With advancements in tissue availability, as well as computational sciences, genomics, and proteomics (the study of DNA, RNA, and proteins), research on understanding and finding treatments for DIPG has never been so active. There are more doctors working on DIPG than ever before. And while a homerun cure has not yet been found, doctors have evolved in just 5 short years from believing DIPG would always be a hopeless diagnosis to now believing a cure will be found in our lifetime!
Who Typically Faces a DIPG Diagnosis?
Children are typically diagnosed between the ages of 5 to 9 years old, with around 300 new cases per year in the United States. The male/female ratio of DIPG patients is 1:1.
Survival Rates for DIPG Patients
While research over the last 10 years has helped improve treatment for DIPG patients and has somewhat increased life expectancy, the prognosis is still not good, with the median survival range being from 8 to 11 months. Roughly 10% of patients survive 2 years from diagnosis. The 5-year survival rate has increased slightly over the last few years to approximately 2%.
History of DIPG Funding and Treatments
As a parent of a child with DIPG, it’s hard to describe the bewilderment and anger you feel when you are told the standard of care for DIPG has not changed in over 50 years. When you combine a lack of tissue to study with a severe lack of funding for childhood cancer, you end up with no progress.
Approximately 4% of the taxpayer-funded National Cancer Institute’s (NCI) annual budget is directed toward pediatric cancer. Not 4% for DIPG, not 4% for pediatric brain tumors … 4% for ALL childhood cancers! And until 2019, none of that federal funding was granted for DIPG-specific projects. Almost all DIPG research has been funded by private foundations, and almost all of those foundations were established to honor a child who passed away from DIPG. This network of DIPG foundations is working collaboratively to change the future for DIPG families. Some focus on funding research, either alone or together; some focus on family support; and some focus on influencing funding policy to direct more federal dollars toward pediatric brain tumor research, especially DIPG.

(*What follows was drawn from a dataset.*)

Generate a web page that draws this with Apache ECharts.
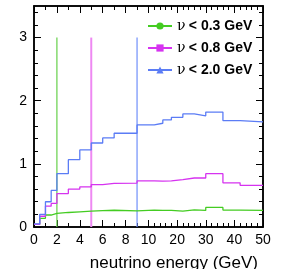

Drug development has also been a huge issue for pediatric cancer. Drugs are typically developed almost exclusively for adult cancers and then simply “taken down” to treat pediatric cancers. Our children deserve better than this. Thankfully, progress is being made on this front as well. There are now at least a couple of options showing great promise that were not available for Chad. And there has been a major breakthrough in drug delivery called convection-enhanced delivery (CED) that overcomes the blood-brain barrier, which has been a major obstacle to getting the drugs to the tumor in the past. (Chad was part of the clinical trial proving the safety of this new method.)
After decades of hopelessness, there is finally real hope for a cure for DIPG! Discoveries are being made on almost a monthly basis. The path to a cure for DIPG will most definitely be a marathon, accomplishing advancements one step at a time; however, we are now well past the starting line. New abilities to leverage targeted therapies, new drugs, new drug-delivery methods, new radiation protocols, more collaboration than ever before – the world of DIPG research is entirely different than it was just 6 short years ago when Chad was diagnosed. “It’s astounding. In only 6 years, scientists have gone from knowing virtually nothing about this tumor to understanding its underlying genetics and finding a potential therapy,” said Jane Fountain, PhD, program director at the National Institute of Neurological Disorders and Stroke (NINDS), part of NIH.